The question before the Supreme Court was whether simply disclosing an act of harassment in answer to a question constitutes “oppos[ing]” an unlawful practice, or whether – as the court of appeals had held – opposition within the meaning of the provisions requires something more assertive.


Applying the ordinary meaning of “oppose,” the Supreme Court unanimously found that “When an employee communicates to her employer a belief that the employer has engaged in . . . employment discrimination, that communication virtually always constitutes the employee’s opposition to the activity.”  Accordingly, the Supreme Court ruled that protected opposition under Title VII includes giving a “disapproving account” of unlawful behavior, even if the employee takes no further action on her own to seek to stop or remedy the conduct.


In explaining its conclusions the Supreme Court stated that a contrary rule that would require a worker to engage in “active, consistent” behavior in order to engage in protected opposition would be inconsistent with common usage.  For example, the Court explained, one can “oppose capital punishment” without doing anything active to end it.  The Supreme Court rejected as “freakish” an interpretation of “opposition” that would protect an employee who reports discrimination on her own initiative but not one who reports the same discrimination in the same words when her boss asks a question.”


While concurring in the unanimous opinion, Justices Alito and Thomas cautioned against reading that opinion too broadly. Their opinion clarifies that in their view, covered opposition must be “active and purposive” to qualify as protected.  Consequently, they warned that the Court’s opinion should not be read to suggest that Title VII protects merely opposing a practice in principle (like opposing capital punishment) without taking any action at all to express that opposition.

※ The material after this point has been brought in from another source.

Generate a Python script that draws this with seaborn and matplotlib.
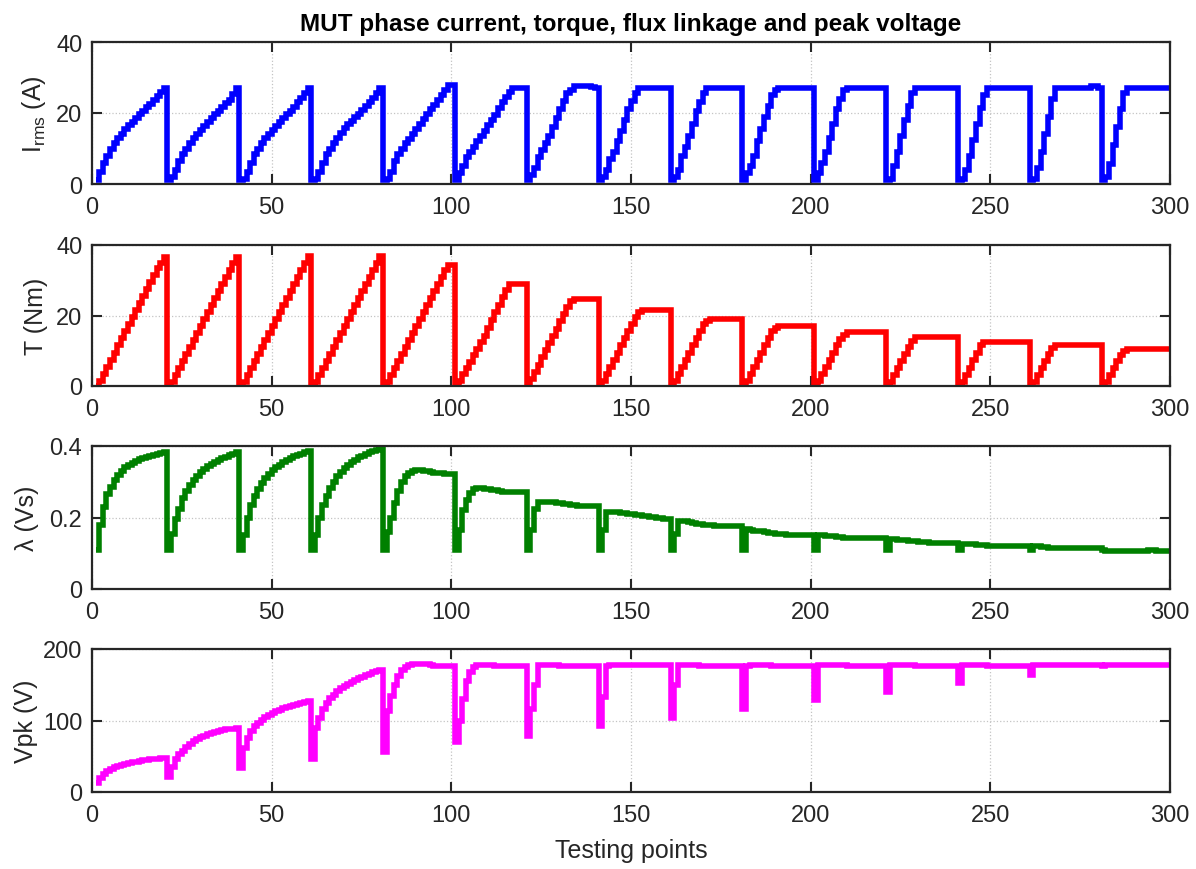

Although the report by Ms. Crawford involved her notification to the employer that she too may have been sexually harassed, the implications of the Crawford decision reach more broadly.  The decision illustrates the need for businesses not to overlook the potential significance of the statements and conduct by employees involved in any internal investigation, performance, or other activity that might later form the basis of a retaliation complaint.  Businesses should listen carefully when conducting investigations, employee counseling and discipline meetings, and exit interviews with an eye out for the need to investigate potential legal violations, defend against retaliation charges, or both.    Although businesses should continue to require employees to report known or suspected discrimination or other prohibited conduct in accordance with a specified formal procedure,  the Crawford decision reminds businesses not to overestimate the protection afforded by the establishment of formal reporting procedures.  It also illustrates the need for businesses to be careful to investigate and properly respond to new charges of discrimination or other potential legal or policy violations that may be uncovered in the course of an investigation, disciplinary meeting or exist interview.    At the same time, businesses also must evaluate the potential implications of their dealings with employees who previously have made charges, participated in investigations, or claimed other protected rights such as taking a protected leave or the like.